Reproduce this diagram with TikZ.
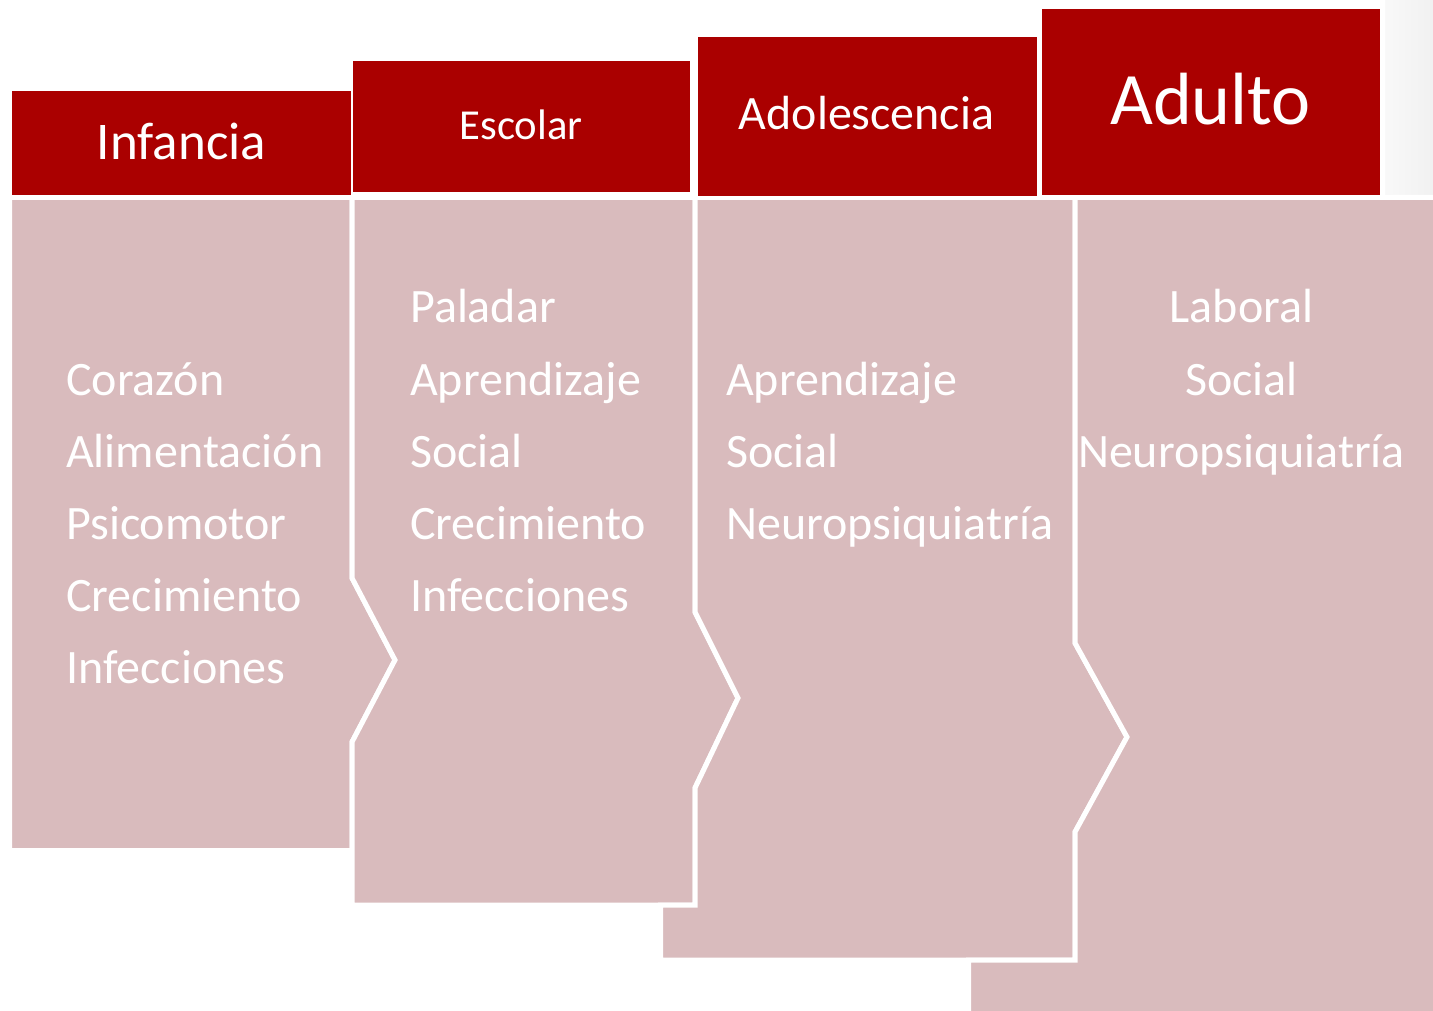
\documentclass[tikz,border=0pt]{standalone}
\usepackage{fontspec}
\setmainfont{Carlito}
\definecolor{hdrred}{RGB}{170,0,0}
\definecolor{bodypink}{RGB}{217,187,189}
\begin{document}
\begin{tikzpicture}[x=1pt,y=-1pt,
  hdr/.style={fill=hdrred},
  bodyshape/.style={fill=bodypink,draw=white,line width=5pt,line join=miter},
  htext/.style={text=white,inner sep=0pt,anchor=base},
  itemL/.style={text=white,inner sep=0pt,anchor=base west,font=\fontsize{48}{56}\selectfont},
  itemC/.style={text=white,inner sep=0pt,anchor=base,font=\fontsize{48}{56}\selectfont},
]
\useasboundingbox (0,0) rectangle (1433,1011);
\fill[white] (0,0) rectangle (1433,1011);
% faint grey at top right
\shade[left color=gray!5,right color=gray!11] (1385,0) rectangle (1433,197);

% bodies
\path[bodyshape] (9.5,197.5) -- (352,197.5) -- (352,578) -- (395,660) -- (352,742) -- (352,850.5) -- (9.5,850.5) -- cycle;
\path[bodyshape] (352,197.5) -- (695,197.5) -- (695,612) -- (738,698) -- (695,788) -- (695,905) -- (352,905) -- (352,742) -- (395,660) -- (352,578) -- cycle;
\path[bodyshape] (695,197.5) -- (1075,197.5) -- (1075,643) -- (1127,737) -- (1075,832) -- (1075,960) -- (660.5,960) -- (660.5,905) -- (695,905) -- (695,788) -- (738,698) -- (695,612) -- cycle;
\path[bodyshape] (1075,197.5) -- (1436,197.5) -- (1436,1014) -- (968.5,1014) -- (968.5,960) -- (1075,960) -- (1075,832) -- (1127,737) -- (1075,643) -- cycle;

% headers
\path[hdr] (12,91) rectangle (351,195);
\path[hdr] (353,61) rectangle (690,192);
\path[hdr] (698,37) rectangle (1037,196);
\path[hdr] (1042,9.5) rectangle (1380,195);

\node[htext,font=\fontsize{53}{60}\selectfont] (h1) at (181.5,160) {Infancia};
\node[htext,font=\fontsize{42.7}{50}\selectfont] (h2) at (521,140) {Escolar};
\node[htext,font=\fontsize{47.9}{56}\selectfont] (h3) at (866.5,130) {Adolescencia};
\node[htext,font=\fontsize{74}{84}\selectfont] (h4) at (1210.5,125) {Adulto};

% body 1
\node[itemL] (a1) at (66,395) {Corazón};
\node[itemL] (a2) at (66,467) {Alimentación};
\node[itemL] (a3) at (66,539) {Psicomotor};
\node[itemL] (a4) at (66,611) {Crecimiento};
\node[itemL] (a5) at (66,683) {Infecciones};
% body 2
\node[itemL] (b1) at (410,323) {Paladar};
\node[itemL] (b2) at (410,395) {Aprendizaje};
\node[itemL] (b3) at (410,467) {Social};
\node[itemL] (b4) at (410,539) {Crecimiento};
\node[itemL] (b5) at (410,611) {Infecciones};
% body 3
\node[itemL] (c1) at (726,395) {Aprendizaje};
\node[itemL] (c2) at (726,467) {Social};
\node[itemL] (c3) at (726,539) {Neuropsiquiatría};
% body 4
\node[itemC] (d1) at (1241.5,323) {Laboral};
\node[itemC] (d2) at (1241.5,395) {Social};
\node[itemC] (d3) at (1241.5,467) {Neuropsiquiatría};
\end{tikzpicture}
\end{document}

* **Work required**: Without the pictures, repeat the listing above exactly.

* **Written reply**:
Reproduce this diagram with TikZ.
\documentclass[tikz,border=0pt]{standalone}
\usepackage{fontspec}
\setmainfont{Carlito}
\definecolor{hdrred}{RGB}{170,0,0}
\definecolor{bodypink}{RGB}{217,187,189}
\begin{document}
\begin{tikzpicture}[x=1pt,y=-1pt,
  hdr/.style={fill=hdrred},
  bodyshape/.style={fill=bodypink,draw=white,line width=5pt,line join=miter},
  htext/.style={text=white,inner sep=0pt,anchor=base},
  itemL/.style={text=white,inner sep=0pt,anchor=base west,font=\fontsize{48}{56}\selectfont},
  itemC/.style={text=white,inner sep=0pt,anchor=base,font=\fontsize{48}{56}\selectfont},
]
\useasboundingbox (0,0) rectangle (1433,1011);
\fill[white] (0,0) rectangle (1433,1011);
% faint grey at top right
\shade[left color=gray!5,right color=gray!11] (1385,0) rectangle (1433,197);

% bodies
\path[bodyshape] (9.5,197.5) -- (352,197.5) -- (352,578) -- (395,660) -- (352,742) -- (352,850.5) -- (9.5,850.5) -- cycle;
\path[bodyshape] (352,197.5) -- (695,197.5) -- (695,612) -- (738,698) -- (695,788) -- (695,905) -- (352,905) -- (352,742) -- (395,660) -- (352,578) -- cycle;
\path[bodyshape] (695,197.5) -- (1075,197.5) -- (1075,643) -- (1127,737) -- (1075,832) -- (1075,960) -- (660.5,960) -- (660.5,905) -- (695,905) -- (695,788) -- (738,698) -- (695,612) -- cycle;
\path[bodyshape] (1075,197.5) -- (1436,197.5) -- (1436,1014) -- (968.5,1014) -- (968.5,960) -- (1075,960) -- (1075,832) -- (1127,737) -- (1075,643) -- cycle;

% headers
\path[hdr] (12,91) rectangle (351,195);
\path[hdr] (353,61) rectangle (690,192);
\path[hdr] (698,37) rectangle (1037,196);
\path[hdr] (1042,9.5) rectangle (1380,195);

\node[htext,font=\fontsize{53}{60}\selectfont] (h1) at (181.5,160) {Infancia};
\node[htext,font=\fontsize{42.7}{50}\selectfont] (h2) at (521,140) {Escolar};
\node[htext,font=\fontsize{47.9}{56}\selectfont] (h3) at (866.5,130) {Adolescencia};
\node[htext,font=\fontsize{74}{84}\selectfont] (h4) at (1210.5,125) {Adulto};

% body 1
\node[itemL] (a1) at (66,395) {Corazón};
\node[itemL] (a2) at (66,467) {Alimentación};
\node[itemL] (a3) at (66,539) {Psicomotor};
\node[itemL] (a4) at (66,611) {Crecimiento};
\node[itemL] (a5) at (66,683) {Infecciones};
% body 2
\node[itemL] (b1) at (410,323) {Paladar};
\node[itemL] (b2) at (410,395) {Aprendizaje};
\node[itemL] (b3) at (410,467) {Social};
\node[itemL] (b4) at (410,539) {Crecimiento};
\node[itemL] (b5) at (410,611) {Infecciones};
% body 3
\node[itemL] (c1) at (726,395) {Aprendizaje};
\node[itemL] (c2) at (726,467) {Social};
\node[itemL] (c3) at (726,539) {Neuropsiquiatría};
% body 4
\node[itemC] (d1) at (1241.5,323) {Laboral};
\node[itemC] (d2) at (1241.5,395) {Social};
\node[itemC] (d3) at (1241.5,467) {Neuropsiquiatría};
\end{tikzpicture}
\end{document}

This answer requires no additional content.